Yani Lenehan Australian Female Artist

Yani Lenehan

“I am so grateful to be an artist in this current world. I find it is a lucky time for us as we can speak our true voice and find support in an immense pool of other women artists. Not only that, there seems to be a feeling of empowerment and camaraderie amongst artists of all genres. As women, we keep finding our own voices and being able to express ourselves without reservations or fear. We are proud of what we have to say, and we are fearlessly saying it.”

Michelle Sanger Australian Female Artist

Michelle Sanger

“As women we are busy in unexpected ways - full arms, full heads, full lives, and FOMO. Life is tricky for women - always has been, and although there are so many things to make life easier in a lot of ways our heads are busier than ever. Art is the place I go to unravel - to ease out the scramble of a busy head and to find some meditation in solving the puzzle of what is a tree, a pleasing circle or the right green. It's a drive that I hope brings pleasure to others for double the joy. Joy in the making, joy in the viewing and a moment of peace for both (I hope).”
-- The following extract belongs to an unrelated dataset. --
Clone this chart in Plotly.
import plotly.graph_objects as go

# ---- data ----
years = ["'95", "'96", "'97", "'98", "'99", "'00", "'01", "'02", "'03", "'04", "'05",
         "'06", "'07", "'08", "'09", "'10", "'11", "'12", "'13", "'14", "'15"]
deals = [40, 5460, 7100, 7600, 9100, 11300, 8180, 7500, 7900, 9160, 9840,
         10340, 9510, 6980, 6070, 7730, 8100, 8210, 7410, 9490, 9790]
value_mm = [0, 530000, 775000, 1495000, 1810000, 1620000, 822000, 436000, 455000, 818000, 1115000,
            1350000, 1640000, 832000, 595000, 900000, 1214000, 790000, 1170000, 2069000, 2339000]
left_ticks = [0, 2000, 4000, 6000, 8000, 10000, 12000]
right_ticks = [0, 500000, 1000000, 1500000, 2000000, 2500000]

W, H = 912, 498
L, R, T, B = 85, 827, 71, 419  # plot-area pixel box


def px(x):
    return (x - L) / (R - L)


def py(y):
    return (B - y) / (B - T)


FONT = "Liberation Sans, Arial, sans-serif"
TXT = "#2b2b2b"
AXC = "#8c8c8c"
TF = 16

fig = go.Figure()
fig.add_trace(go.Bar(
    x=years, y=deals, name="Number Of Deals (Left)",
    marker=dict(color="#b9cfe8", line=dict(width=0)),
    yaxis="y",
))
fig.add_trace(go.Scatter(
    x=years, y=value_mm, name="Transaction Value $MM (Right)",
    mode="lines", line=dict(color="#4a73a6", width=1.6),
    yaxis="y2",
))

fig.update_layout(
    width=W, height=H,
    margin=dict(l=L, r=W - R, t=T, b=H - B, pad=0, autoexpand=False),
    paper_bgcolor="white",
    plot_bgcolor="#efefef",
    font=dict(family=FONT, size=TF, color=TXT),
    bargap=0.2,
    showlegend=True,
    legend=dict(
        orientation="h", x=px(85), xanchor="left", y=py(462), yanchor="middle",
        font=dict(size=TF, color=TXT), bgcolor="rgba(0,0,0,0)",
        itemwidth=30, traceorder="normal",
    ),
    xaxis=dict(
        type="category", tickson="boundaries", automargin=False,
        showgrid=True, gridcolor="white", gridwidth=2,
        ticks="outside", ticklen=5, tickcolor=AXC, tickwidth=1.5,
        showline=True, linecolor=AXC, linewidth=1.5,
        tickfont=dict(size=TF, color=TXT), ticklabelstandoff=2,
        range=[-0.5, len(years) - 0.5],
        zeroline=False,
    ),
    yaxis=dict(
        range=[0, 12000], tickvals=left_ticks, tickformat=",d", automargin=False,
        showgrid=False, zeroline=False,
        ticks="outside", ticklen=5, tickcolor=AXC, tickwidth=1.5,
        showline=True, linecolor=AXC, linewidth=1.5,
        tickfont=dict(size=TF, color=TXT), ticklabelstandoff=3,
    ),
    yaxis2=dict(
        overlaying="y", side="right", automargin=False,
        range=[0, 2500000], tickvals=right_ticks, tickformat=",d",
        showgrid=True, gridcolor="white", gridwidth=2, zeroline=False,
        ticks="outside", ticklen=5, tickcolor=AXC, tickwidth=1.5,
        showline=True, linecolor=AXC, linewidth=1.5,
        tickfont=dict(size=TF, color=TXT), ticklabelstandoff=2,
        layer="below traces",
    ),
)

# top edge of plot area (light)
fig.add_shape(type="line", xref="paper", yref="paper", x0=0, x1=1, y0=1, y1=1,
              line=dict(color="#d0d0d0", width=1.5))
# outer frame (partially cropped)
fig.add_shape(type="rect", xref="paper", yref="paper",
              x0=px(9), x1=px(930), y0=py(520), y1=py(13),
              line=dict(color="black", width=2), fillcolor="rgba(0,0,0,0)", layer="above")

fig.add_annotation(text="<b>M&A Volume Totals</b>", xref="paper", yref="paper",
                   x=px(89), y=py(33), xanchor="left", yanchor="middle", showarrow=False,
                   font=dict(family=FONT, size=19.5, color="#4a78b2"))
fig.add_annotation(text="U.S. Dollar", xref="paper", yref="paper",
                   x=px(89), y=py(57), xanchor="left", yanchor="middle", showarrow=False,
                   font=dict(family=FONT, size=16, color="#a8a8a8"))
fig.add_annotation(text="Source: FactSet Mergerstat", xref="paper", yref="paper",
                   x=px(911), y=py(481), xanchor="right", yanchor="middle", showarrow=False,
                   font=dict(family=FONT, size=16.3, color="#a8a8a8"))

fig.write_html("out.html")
Rebecca Kate Australian Female Artist

Rebecca Kate

“I am so proud to be a female artist in today's world... where I can break the bias, prove to my children they can become whoever they want to be regardless of gender and to bring more beauty into the world.”

Jennifer Hopper Australian Female Artist

Jennifer Hopper

“I want to be an artist who celebrates women and brings my female perspective to their depiction in art. I see myself as participating in long line of women reclaiming the female figure and speaking about my own experiences through that work. I am excited to be a part of a groundswell of talented female painters and creatives finding space in Australia’s artistic landscape.”
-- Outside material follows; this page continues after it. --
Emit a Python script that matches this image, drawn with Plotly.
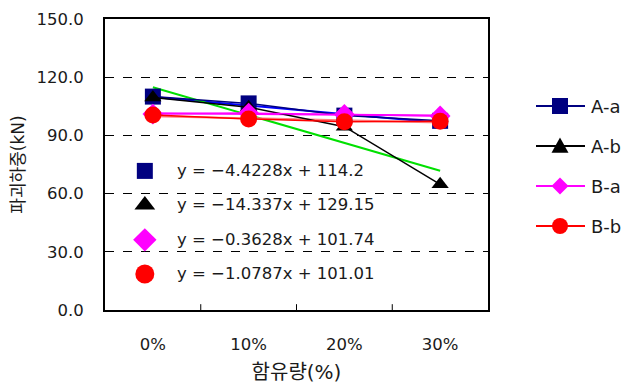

Bree Morrison Australian Female Artist

Bree Morrison

“For me the deeply personal up hill journey to being able say that I am an artist is not lost on me. My early life was one of pure survival in a world of toxic masculinity and family dysfunction. Something I haven’t really spoken much about.

I got messages from everywhere that if I was going to make it in the world I had know how to be the “good girl/woman”, “do what I was told” and get a “real job”.
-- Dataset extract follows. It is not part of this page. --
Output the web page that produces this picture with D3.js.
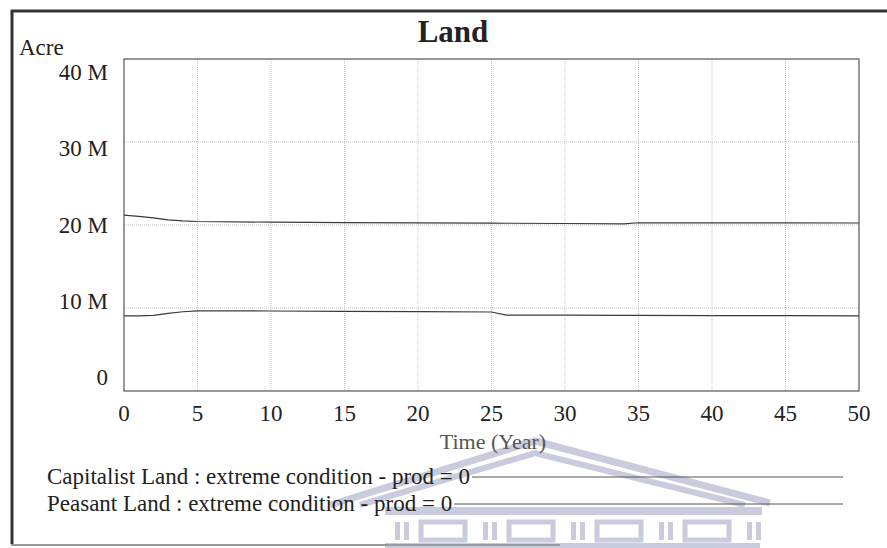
<!DOCTYPE html>
<html>
<head>
<meta charset="utf-8">
<script src="https://cdn.jsdelivr.net/npm/d3@7"></script>
<style>
  body { margin: 0; background: #fff; }
  text { font-family: "Liberation Serif", "Times New Roman", serif; fill: #222; }
</style>
</head>
<body>
<div id="chart"></div>
<script>
// Data (values in acres)
var years = [0, 1, 2, 3, 4, 5, 10, 15, 20, 25, 26, 30, 34, 35, 40, 45, 50]
var capitalist = [21.2e6, 21.05e6, 20.85e6, 20.62e6, 20.5e6, 20.42e6, 20.34e6, 20.29e6, 20.25e6,
  20.22e6, 20.21e6, 20.18e6, 20.14e6, 20.27e6, 20.26e6, 20.25e6, 20.24e6]
var peasant = [9.04e6, 9.05e6, 9.12e6, 9.35e6, 9.55e6, 9.66e6, 9.64e6, 9.6e6, 9.56e6,
  9.52e6, 9.15e6, 9.13e6, 9.12e6, 9.11e6, 9.09e6, 9.07e6, 9.05e6]
var xTicks = [0, 5, 10, 15, 20, 25, 30, 35, 40, 45, 50]
var yTicks = [0, 10e6, 20e6, 30e6, 40e6]
var legendNames = ["Capitalist Land : extreme condition - prod = 0",
  "Peasant Land : extreme condition - prod = 0"]

const W = 887, H = 548
const plot = {left: 124, right: 859, top: 59, bottom: 391}

var svg = d3.select("#chart")
  .append("svg")
  .attr("width", W)
  .attr("height", H)

svg.append("rect").attr("width", W).attr("height", H).attr("fill", "#fff")

var x = d3.scaleLinear().domain([0, 50]).range([plot.left, plot.right])
var y = d3.scaleLinear().domain([0, 40e6]).range([plot.bottom, plot.top])
// Vensim spreads the value labels a bit differently from the grid
var yLabel = d3.scaleLinear().domain([0, 40e6]).range([385, 80])

// faint watermark (scanned page logo)
var wm = svg.append("g").attr("fill", "none").attr("stroke", "#c8ccdc")
wm.append("path")
  .attr("d", "M330,505 L535,441 L770,503")
  .attr("stroke-width", 7)
wm.append("path")
  .attr("d", "M360,505 L535,453 L745,505")
  .attr("stroke-width", 6)
wm.append("rect").attr("x", 385).attr("y", 507).attr("width", 377).attr("height", 8)
  .attr("fill", "#c8ccdc").attr("stroke", "none")
var cols = wm.append("g").attr("fill", "#c8ccdc").attr("stroke", "none")
d3.range(5).forEach(function(i) {
  var cx = 395 + i * 88
  cols.append("rect").attr("x", cx).attr("y", 522).attr("width", 5).attr("height", 18)
  cols.append("rect").attr("x", cx + 9).attr("y", 522).attr("width", 5).attr("height", 18)
  if (i < 4) {
    cols.append("rect").attr("x", cx + 26).attr("y", 522).attr("width", 44).attr("height", 18)
      .attr("fill", "none").attr("stroke", "#c8ccdc").attr("stroke-width", 5)
  }
})
wm.append("rect").attr("x", 385).attr("y", 543).attr("width", 375).attr("height", 6)
  .attr("fill", "#c8ccdc").attr("stroke", "none")

// page frame
svg.append("line").attr("x1", 12).attr("x2", 12).attr("y1", 10).attr("y2", 544)
  .attr("stroke", "#333").attr("stroke-width", 3)
svg.append("line").attr("x1", 11).attr("x2", W).attr("y1", 11).attr("y2", 11)
  .attr("stroke", "#333").attr("stroke-width", 3)
svg.append("line").attr("x1", 11).attr("x2", 560).attr("y1", 545).attr("y2", 545)
  .attr("stroke", "#999").attr("stroke-width", 2)

// grid
svg.append("g")
  .selectAll("line")
  .data(xTicks.slice(1, -1))
  .enter()
  .append("line")
  .attr("x1", d => x(d)).attr("x2", d => x(d))
  .attr("y1", plot.top).attr("y2", plot.bottom)
  .attr("stroke", "#c4c4c4").attr("stroke-dasharray", "1,1")

svg.append("g")
  .selectAll("line")
  .data(yTicks.slice(1, -1))
  .enter()
  .append("line")
  .attr("x1", plot.left).attr("x2", plot.right)
  .attr("y1", d => y(d)).attr("y2", d => y(d))
  .attr("stroke", "#c4c4c4").attr("stroke-dasharray", "1,1")

// plot box
svg.append("rect")
  .attr("x", plot.left).attr("y", plot.top)
  .attr("width", plot.right - plot.left).attr("height", plot.bottom - plot.top)
  .attr("fill", "none").attr("stroke", "#555").attr("stroke-width", 1.2)

// x axis labels
svg.append("g")
  .selectAll("text")
  .data(xTicks)
  .enter()
  .append("text")
  .attr("x", d => x(d))
  .attr("y", 421)
  .attr("text-anchor", "middle")
  .style("font-size", "23px")
  .text(d => d)

// y axis labels
svg.append("g")
  .selectAll("text")
  .data(yTicks)
  .enter()
  .append("text")
  .attr("x", 108)
  .attr("y", d => yLabel(d))
  .attr("text-anchor", "end")
  .style("font-size", "23px")
  .text(d => d === 0 ? "0" : (d / 1e6) + " M")

// captions
svg.append("text")
  .attr("x", 453).attr("y", 42)
  .attr("text-anchor", "middle")
  .style("font-size", "31px").style("font-weight", "bold")
  .text("Land")

svg.append("text")
  .attr("x", 19).attr("y", 55)
  .style("font-size", "23px")
  .text("Acre")

svg.append("text")
  .attr("x", 493).attr("y", 449)
  .attr("text-anchor", "middle")
  .style("font-size", "22px").style("fill", "#555")
  .text("Time (Year)")

// lines
var series = [capitalist, peasant]
var line = d3.line()
  .x((d, i) => x(years[i]))
  .y(d => y(d))

series.forEach(function(vals) {
  svg.append("path")
    .datum(vals)
    .attr("fill", "none")
    .attr("stroke", "#3a3a3a")
    .attr("stroke-width", 1.2)
    .attr("d", line)
})

// legend
var legendY = [484, 511]
legendNames.forEach(function(name, i) {
  var t = svg.append("text")
    .attr("x", 47).attr("y", legendY[i])
    .style("font-size", "23px")
    .text(name)
  var end = 47 + t.node().getComputedTextLength() + 2
  svg.append("line")
    .attr("x1", end).attr("x2", 843)
    .attr("y1", legendY[i] - 7).attr("y2", legendY[i] - 7)
    .attr("stroke", "#555").attr("stroke-width", 1)
})
</script>
</body>
</html>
So for me the path of being a female artists is one of healing, rebellion, and nurturing myself back to being authentically me.

I have had so many fellow artists be a guiding light for me, and so for me being to an Australian artist in this today’s world is also one of community, connection, encouragement and love for the current generations of female artists and the ones to come.”

Jessie Feitosa Australian Female Artist

Jessie Feitosa

“It's an absolute privilege that I don't take for granted to be an Australian female artist. In today's world it's never been easier as a female to be an artist and I think that's partly because of the hard work of women in the past fighting the good fight to have a voice to work.

There has always been an expectation for women to be running a household and raising children, but we are more than just mum and wife.

I had to find my own voice to be an artist because quote on quote "it's not a safe job you have to take risks and put yourself out there".

But in taking the risk and putting my work out there it has been an absolute joy to find people resonating with my work.

Thank you I'm honoured to be an Australian female artist.”